## Work required
Transcribe all of the material exactly, except for its pictures.

################

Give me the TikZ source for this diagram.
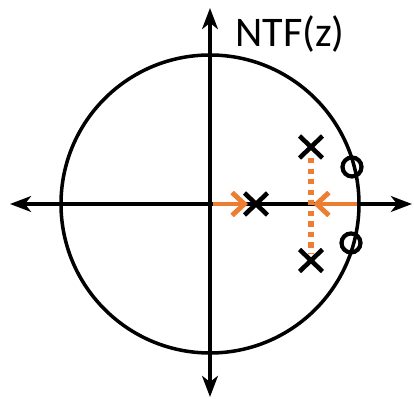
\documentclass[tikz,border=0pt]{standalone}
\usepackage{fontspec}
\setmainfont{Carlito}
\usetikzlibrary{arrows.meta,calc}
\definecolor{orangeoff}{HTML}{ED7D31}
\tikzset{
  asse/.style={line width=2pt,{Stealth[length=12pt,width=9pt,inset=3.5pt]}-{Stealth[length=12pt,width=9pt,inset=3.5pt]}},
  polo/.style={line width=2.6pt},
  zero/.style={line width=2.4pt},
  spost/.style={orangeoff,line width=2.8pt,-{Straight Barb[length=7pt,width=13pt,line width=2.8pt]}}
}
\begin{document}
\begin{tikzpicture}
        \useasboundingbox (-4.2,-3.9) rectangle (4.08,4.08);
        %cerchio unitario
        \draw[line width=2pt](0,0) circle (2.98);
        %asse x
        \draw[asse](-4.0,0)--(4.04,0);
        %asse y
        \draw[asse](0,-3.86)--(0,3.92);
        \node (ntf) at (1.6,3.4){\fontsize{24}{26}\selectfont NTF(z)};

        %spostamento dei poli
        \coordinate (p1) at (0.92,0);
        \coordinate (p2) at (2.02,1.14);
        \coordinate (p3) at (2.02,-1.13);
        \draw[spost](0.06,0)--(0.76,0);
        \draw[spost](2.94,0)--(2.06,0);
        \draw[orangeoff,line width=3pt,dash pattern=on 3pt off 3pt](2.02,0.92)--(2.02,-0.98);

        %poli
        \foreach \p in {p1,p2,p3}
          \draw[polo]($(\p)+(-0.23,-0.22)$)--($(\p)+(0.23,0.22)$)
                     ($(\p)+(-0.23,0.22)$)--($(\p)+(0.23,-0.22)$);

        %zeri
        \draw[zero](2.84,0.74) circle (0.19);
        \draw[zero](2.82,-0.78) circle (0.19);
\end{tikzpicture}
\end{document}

################

## Correct answer
Give me the TikZ source for this diagram.
\documentclass[tikz,border=0pt]{standalone}
\usepackage{fontspec}
\setmainfont{Carlito}
\usetikzlibrary{arrows.meta,calc}
\definecolor{orangeoff}{HTML}{ED7D31}
\tikzset{
  asse/.style={line width=2pt,{Stealth[length=12pt,width=9pt,inset=3.5pt]}-{Stealth[length=12pt,width=9pt,inset=3.5pt]}},
  polo/.style={line width=2.6pt},
  zero/.style={line width=2.4pt},
  spost/.style={orangeoff,line width=2.8pt,-{Straight Barb[length=7pt,width=13pt,line width=2.8pt]}}
}
\begin{document}
\begin{tikzpicture}
        \useasboundingbox (-4.2,-3.9) rectangle (4.08,4.08);
        %cerchio unitario
        \draw[line width=2pt](0,0) circle (2.98);
        %asse x
        \draw[asse](-4.0,0)--(4.04,0);
        %asse y
        \draw[asse](0,-3.86)--(0,3.92);
        \node (ntf) at (1.6,3.4){\fontsize{24}{26}\selectfont NTF(z)};

        %spostamento dei poli
        \coordinate (p1) at (0.92,0);
        \coordinate (p2) at (2.02,1.14);
        \coordinate (p3) at (2.02,-1.13);
        \draw[spost](0.06,0)--(0.76,0);
        \draw[spost](2.94,0)--(2.06,0);
        \draw[orangeoff,line width=3pt,dash pattern=on 3pt off 3pt](2.02,0.92)--(2.02,-0.98);

        %poli
        \foreach \p in {p1,p2,p3}
          \draw[polo]($(\p)+(-0.23,-0.22)$)--($(\p)+(0.23,0.22)$)
                     ($(\p)+(-0.23,0.22)$)--($(\p)+(0.23,-0.22)$);

        %zeri
        \draw[zero](2.84,0.74) circle (0.19);
        \draw[zero](2.82,-0.78) circle (0.19);
\end{tikzpicture}
\end{document}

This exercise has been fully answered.